**Work instructions**
Reproduce the listing exactly and skip over any pictures.

**Information shown**
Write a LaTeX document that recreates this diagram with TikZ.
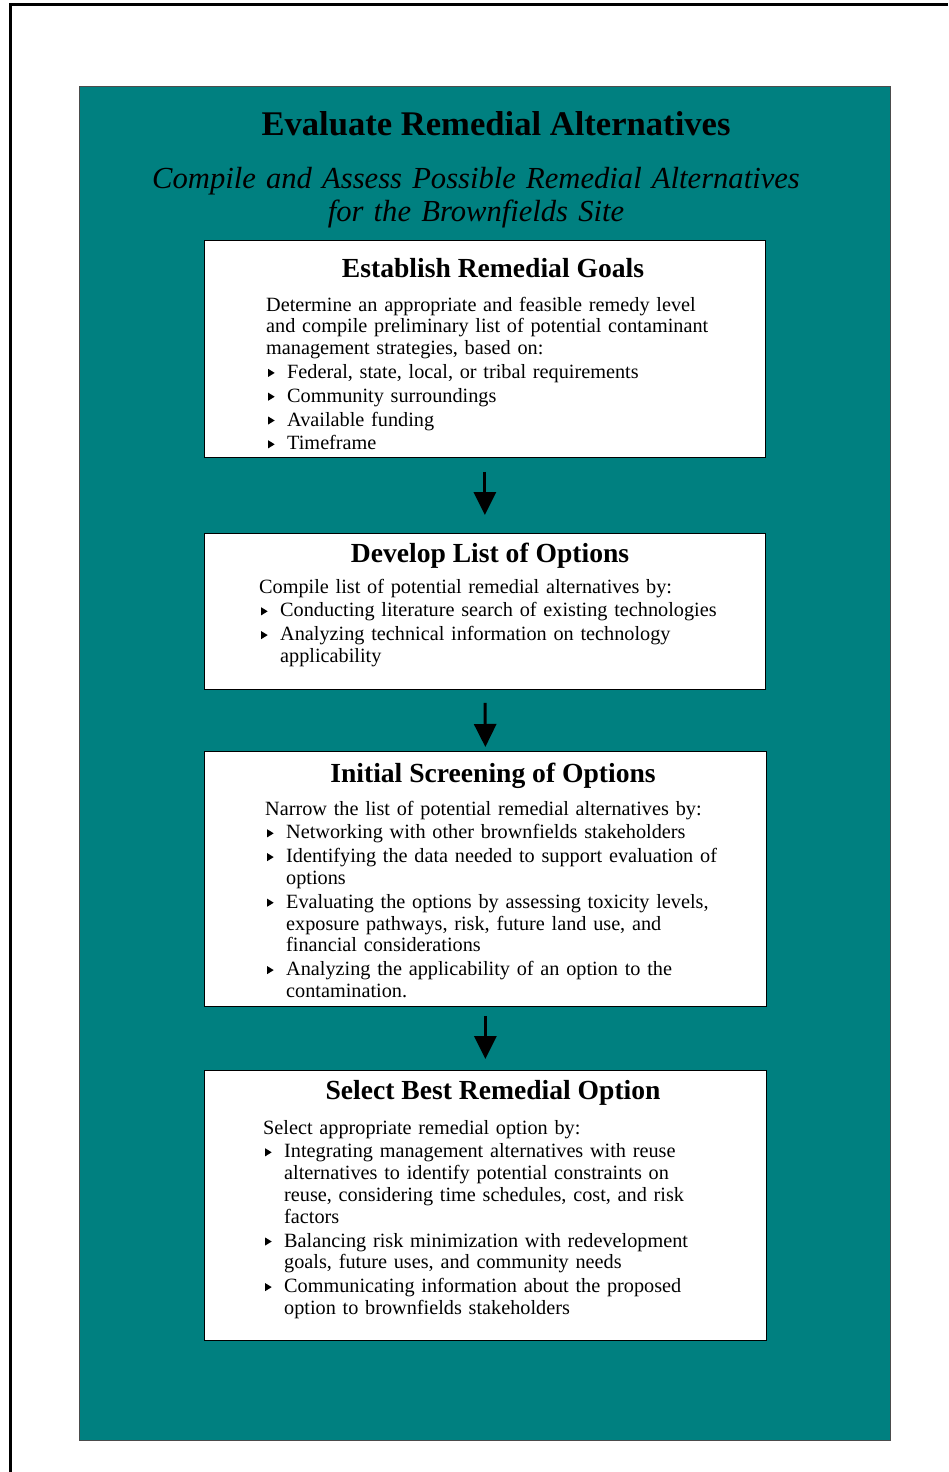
\documentclass[tikz,border=0pt]{standalone}
\usepackage{fontspec}
\setmainfont{Liberation Serif}
\usetikzlibrary{arrows.meta}
\definecolor{panelteal}{RGB}{0,128,128}
\newcommand{\bulmark}{\makebox[21pt][l]{\hspace{2pt}\tikz[baseline=0pt]\fill (0pt,1.5pt) -- (0pt,9.5pt) -- (6.5pt,5.5pt) -- cycle;}}
\newcommand{\contline}{\hspace*{21pt}}
\begin{document}
\begin{tikzpicture}[x=1pt, y=-1pt,
		panel/.style={draw=black!70, fill=panelteal, line width=1pt, inner sep=0pt, anchor=north west},
		box/.style={draw=black, fill=white, line width=0.8pt, inner sep=0pt, anchor=north west},
		heading/.style={anchor=base, inner sep=0pt, font=\fontsize{27.6}{32}\selectfont\bfseries},
		body/.style={anchor=base west, inner sep=0pt, text width=490pt, align=left, font=\fontsize{20.25}{21.8}\selectfont},
		flow/.style={-{Triangle[width=22pt,length=23pt]}, line width=3pt}]
		\useasboundingbox (0,0) rectangle (948,1472);
		\draw[line width=3pt] (948,4.5) -- (10.5,4.5) -- (10.5,1472);
		\node[panel, minimum width=811pt, minimum height=1354pt] (frame) at (79,86) {};
		% title lines
		\node[anchor=base, inner sep=0pt, font=\fontsize{34.6}{40}\selectfont\bfseries] (title) at (496,135) {Evaluate Remedial Alternatives};
		\node[anchor=base, inner sep=0pt, text width=760pt, align=center, font=\fontsize{30.6}{33}\selectfont\itshape] (subtitle) at (476,188) {Compile and Assess Possible Remedial Alternatives\\for the Brownfields Site};
		% the four steps
		\node[box, minimum width=561pt, minimum height=217pt] (goals) at (204,240) {};
		\node[box, minimum width=561pt, minimum height=156pt] (options) at (204,533) {};
		\node[box, minimum width=562pt, minimum height=255pt] (screening) at (204,751) {};
		\node[box, minimum width=562pt, minimum height=270pt] (select) at (204,1070) {};
		\node[heading] (goalshead) at (493,277) {Establish Remedial Goals};
		\node[body] (goalstext) at (266,311) {Determine an appropriate and feasible remedy level\\
			and compile preliminary list of potential contaminant\\
			management strategies, based on:\\[2pt]
			\bulmark Federal, state, local, or tribal requirements\\[2pt]
			\bulmark Community surroundings\\[2pt]
			\bulmark Available funding\\[2pt]
			\bulmark Timeframe};
		\node[heading] (optionshead) at (490,562) {Develop List of Options};
		\node[body] (optionstext) at (259,593) {Compile list of potential remedial alternatives by:\\[2pt]
			\bulmark Conducting literature search of existing technologies\\[2pt]
			\bulmark Analyzing technical information on technology\\
			\contline applicability};
		\node[heading] (screeninghead) at (493,782) {Initial Screening of Options};
		\node[body] (screeningtext) at (265,815) {Narrow the list of potential remedial alternatives by:\\[2pt]
			\bulmark Networking with other brownfields stakeholders\\[2pt]
			\bulmark Identifying the data needed to support evaluation of\\
			\contline options\\[2pt]
			\bulmark Evaluating the options by assessing toxicity levels,\\
			\contline exposure pathways, risk, future land use, and\\
			\contline financial considerations\\[2pt]
			\bulmark Analyzing the applicability of an option to the\\
			\contline contamination.};
		\node[heading] (selecthead) at (493,1099) {Select Best Remedial Option};
		\node[body] (selecttext) at (263,1134) {Select appropriate remedial option by:\\[2pt]
			\bulmark Integrating management alternatives with reuse\\
			\contline alternatives to identify potential constraints on\\
			\contline reuse, considering time schedules, cost, and risk\\
			\contline factors\\[2pt]
			\bulmark Balancing risk minimization with redevelopment\\
			\contline goals, future uses, and community needs\\[2pt]
			\bulmark Communicating information about the proposed\\
			\contline option to brownfields stakeholders};
		% arrows between steps
		\draw[flow, shorten <=14pt, shorten >=18pt] (goals.south) -- (options.north);
		\draw[flow, shorten <=13pt, shorten >=4pt] (options.south) -- (screening.north);
		\draw[flow, shorten <=9pt, shorten >=11pt] (screening.south) -- (select.north);
\end{tikzpicture}
\end{document}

**Expected answer**
Write a LaTeX document that recreates this diagram with TikZ.
\documentclass[tikz,border=0pt]{standalone}
\usepackage{fontspec}
\setmainfont{Liberation Serif}
\usetikzlibrary{arrows.meta}
\definecolor{panelteal}{RGB}{0,128,128}
\newcommand{\bulmark}{\makebox[21pt][l]{\hspace{2pt}\tikz[baseline=0pt]\fill (0pt,1.5pt) -- (0pt,9.5pt) -- (6.5pt,5.5pt) -- cycle;}}
\newcommand{\contline}{\hspace*{21pt}}
\begin{document}
\begin{tikzpicture}[x=1pt, y=-1pt,
		panel/.style={draw=black!70, fill=panelteal, line width=1pt, inner sep=0pt, anchor=north west},
		box/.style={draw=black, fill=white, line width=0.8pt, inner sep=0pt, anchor=north west},
		heading/.style={anchor=base, inner sep=0pt, font=\fontsize{27.6}{32}\selectfont\bfseries},
		body/.style={anchor=base west, inner sep=0pt, text width=490pt, align=left, font=\fontsize{20.25}{21.8}\selectfont},
		flow/.style={-{Triangle[width=22pt,length=23pt]}, line width=3pt}]
		\useasboundingbox (0,0) rectangle (948,1472);
		\draw[line width=3pt] (948,4.5) -- (10.5,4.5) -- (10.5,1472);
		\node[panel, minimum width=811pt, minimum height=1354pt] (frame) at (79,86) {};
		% title lines
		\node[anchor=base, inner sep=0pt, font=\fontsize{34.6}{40}\selectfont\bfseries] (title) at (496,135) {Evaluate Remedial Alternatives};
		\node[anchor=base, inner sep=0pt, text width=760pt, align=center, font=\fontsize{30.6}{33}\selectfont\itshape] (subtitle) at (476,188) {Compile and Assess Possible Remedial Alternatives\\for the Brownfields Site};
		% the four steps
		\node[box, minimum width=561pt, minimum height=217pt] (goals) at (204,240) {};
		\node[box, minimum width=561pt, minimum height=156pt] (options) at (204,533) {};
		\node[box, minimum width=562pt, minimum height=255pt] (screening) at (204,751) {};
		\node[box, minimum width=562pt, minimum height=270pt] (select) at (204,1070) {};
		\node[heading] (goalshead) at (493,277) {Establish Remedial Goals};
		\node[body] (goalstext) at (266,311) {Determine an appropriate and feasible remedy level\\
			and compile preliminary list of potential contaminant\\
			management strategies, based on:\\[2pt]
			\bulmark Federal, state, local, or tribal requirements\\[2pt]
			\bulmark Community surroundings\\[2pt]
			\bulmark Available funding\\[2pt]
			\bulmark Timeframe};
		\node[heading] (optionshead) at (490,562) {Develop List of Options};
		\node[body] (optionstext) at (259,593) {Compile list of potential remedial alternatives by:\\[2pt]
			\bulmark Conducting literature search of existing technologies\\[2pt]
			\bulmark Analyzing technical information on technology\\
			\contline applicability};
		\node[heading] (screeninghead) at (493,782) {Initial Screening of Options};
		\node[body] (screeningtext) at (265,815) {Narrow the list of potential remedial alternatives by:\\[2pt]
			\bulmark Networking with other brownfields stakeholders\\[2pt]
			\bulmark Identifying the data needed to support evaluation of\\
			\contline options\\[2pt]
			\bulmark Evaluating the options by assessing toxicity levels,\\
			\contline exposure pathways, risk, future land use, and\\
			\contline financial considerations\\[2pt]
			\bulmark Analyzing the applicability of an option to the\\
			\contline contamination.};
		\node[heading] (selecthead) at (493,1099) {Select Best Remedial Option};
		\node[body] (selecttext) at (263,1134) {Select appropriate remedial option by:\\[2pt]
			\bulmark Integrating management alternatives with reuse\\
			\contline alternatives to identify potential constraints on\\
			\contline reuse, considering time schedules, cost, and risk\\
			\contline factors\\[2pt]
			\bulmark Balancing risk minimization with redevelopment\\
			\contline goals, future uses, and community needs\\[2pt]
			\bulmark Communicating information about the proposed\\
			\contline option to brownfields stakeholders};
		% arrows between steps
		\draw[flow, shorten <=14pt, shorten >=18pt] (goals.south) -- (options.north);
		\draw[flow, shorten <=13pt, shorten >=4pt] (options.south) -- (screening.north);
		\draw[flow, shorten <=9pt, shorten >=11pt] (screening.south) -- (select.north);
\end{tikzpicture}
\end{document}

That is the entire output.